Australian central bank keeps rates at 2.75%

Australian central bank keeps rates at 2.75%

Australia’s central bank kept interest rates at a record low 2.75 percent on Tuesday, adopting a wait-and-see approach to a lower Aussie dollar and the impact of earlier cuts on the economy.

The Reserve Bank of Australia (RBA) left the door open for further cuts in an unusually brief memo leaving the official cash rate at 2.75 percent — a level unseen since the 1959 start of the RBA.

RBA governor Glenn Stevens said last month’s surprise 25-basis-point cut had seen the stubbornly high Australian dollar come off the boil but there was further unwinding ahead.

“The exchange rate has depreciated since the previous board meeting, although… it remains high considering the decline in export prices that has taken place over the past year and a half,” Stevens said.

“The board judged that the easier financial conditions now in place will contribute to a strengthening of growth over time.”

Until recently the commodities-linked Aussie had been on a protracted run against the US dollar, consistently trading at or above parity with the greenback since October 2010.

It has fallen 6.5 percent since early April.

The dollar’s strength, despite a fall in commodity prices, has squeezed the Australian economy, eroding government revenues and pressuring industries such as manufacturing and tourism.

Stevens noted that soft inflation conditions “may provide some scope for further easing, should that be required to support demand”, leaving more cuts on the table but judging current monetary policy as “appropriate for the time being”.

Inflation was 2.5 percent on-year in the first three months of 2013 with growth running at 3.1 percent amid warnings that mining investment — Australia’s key economic driver — is nearing its peak.

Treasurer Wayne Swan said the economy “is in transition and of course that won’t be seamless, particularly with the dollar still at high levels”.

“While mining investment remains at very high levels and the production and export phase is still ramping up, it’s encouraging to see the benefits of lower interest rates flow through to increased activity in non-mining sectors,” Swan said.

Analysts said the latest growth data, due Wednesday, is expected to show further cooling in mining-powered Australia as investment declines, meaning further cuts were likely as early as July.

“Overall, we still think the RBA will need to provide more stimulus over the coming months to help compensate for the slowing mining sector,” said Capital Economics analyst Daniel Martin.

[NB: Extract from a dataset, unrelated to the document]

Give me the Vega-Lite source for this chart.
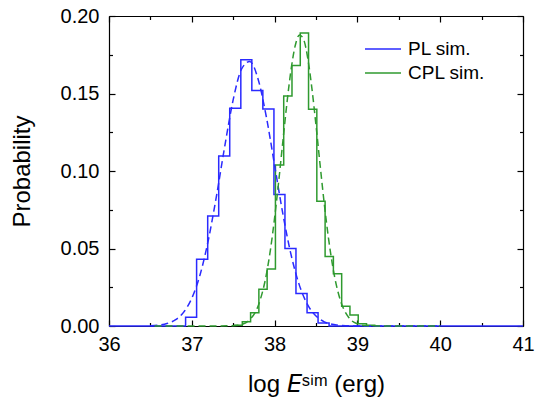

Stevens said growth remained at below-average pace according to recent data, with unemployment edging higher to 5.5 percent in April, and borrowing subdued.

“The easing in monetary policy over the past 18 months has supported interest-sensitive areas of spending and has been reflected in portfolio shifts by savers and higher asset values,” he said.

“Further effects can be expected over time.”

The Australian dollar was little changed by the decision, fetching 97.25 US cents.

The RBA expects growth of 2-3 percent in the year to June 30, 2014; Canberra has forecast 2.75 percent.